Filed: 7 February 2006


         v.                        Durham County
                                Nos. 04 CRS 40377-78
THEO CARAWAY, III                    

    Appeal by defendant from judgment entered 9 November 2004 by Judge Kenneth C. Titus in Durham County Superior Court. Heard in the Court of Appeals 23 January 2006.

    Attorney General Roy Cooper, by Assistant Attorney General Jane L. Oliver, for the State.

    Brannon Strickland, PLLC, by Marlet M. Edwards, for defendant- appellant.

    MARTIN, Chief Judge.

    Defendant was indicted for two offenses of robbery with a dangerous weapon. The State presented evidence at trial which tended to show the following: On 2 January 2004, shortly after midnight, defendant Theo Caraway, Sherrod Turner, Dwight Brown, and Carlos Spane went to Miami Subs in Durham, North Carolina. When they arrived at the restaurant, Victor Buchanan and Brian Duke were eating there with a friend named Ben.

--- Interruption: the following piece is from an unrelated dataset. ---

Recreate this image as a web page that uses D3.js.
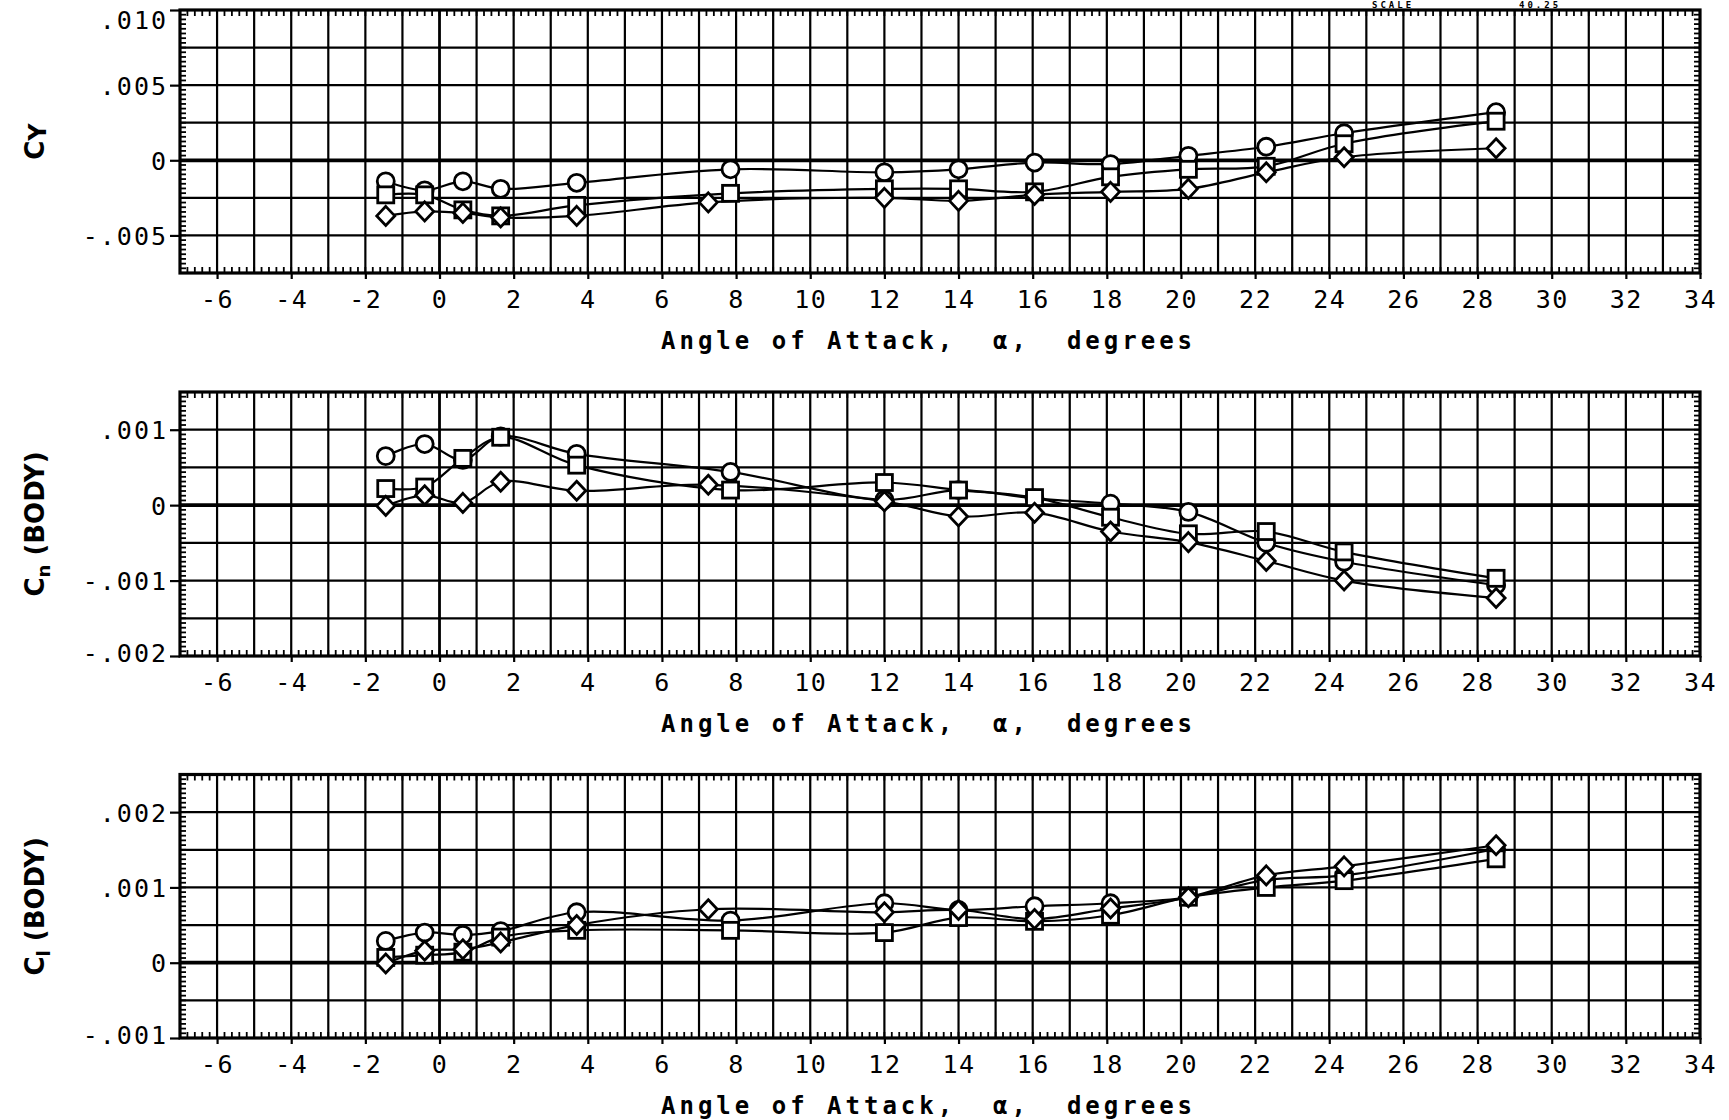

When Buchanan, Duke and Ben left the restaurant, defendant, Turner, Brown and Spane followed them. Buchanan and Duke took Ben to Holt School so that Ben could pick up his car. After arriving in the school'sparking lot, a car pulled up behind Buchanan's car. Defendant, Spane and Brown got out of the car. The four men then robbed Ben and Buchanan at gunpoint.
    Defendant was convicted of two counts of robbery with a dangerous weapon and sentenced to a term of sixty-four to eighty- six months imprisonment. Defendant appeals.
    Defendant argues that the trial court erred by denying his motion to dismiss for insufficiency of the evidence. However, we decline to review the assignment of error. Defendant moved to dismiss the case at the close of the State's evidence, but after it was denied, presented his own evidence. “Appellate Rule 10(b)(3) states when defendant presents evidence at trial, he waives his right on appeal to assert the trial court's error in denying the motion to dismiss at the close of the State's evidence.” State v. Barfield, 127 N.C. App. 399, 401, 489 S.E.2d 905, 907 (1997) (citing State v. Davis, 101 N.C. App. 409, 411, 399 S.E.2d 371, 372 (1991)). Furthermore, defendant failed to renew his motion to dismiss at the close of the evidence. “[A] defendant who fails to make a motion to dismiss at the close of all of the evidence may not attack on appeal the sufficiency of the evidence at trial.” State v. Spaugh, 321 N.C. 550, 552, 364 S.E.2d 368, 370 (1988). Thus, the assignment of error is waived and need not be addressed.
    Appeal dismissed.
    Judges BRYANT and GEER concur.
    Report per Rule 30(e).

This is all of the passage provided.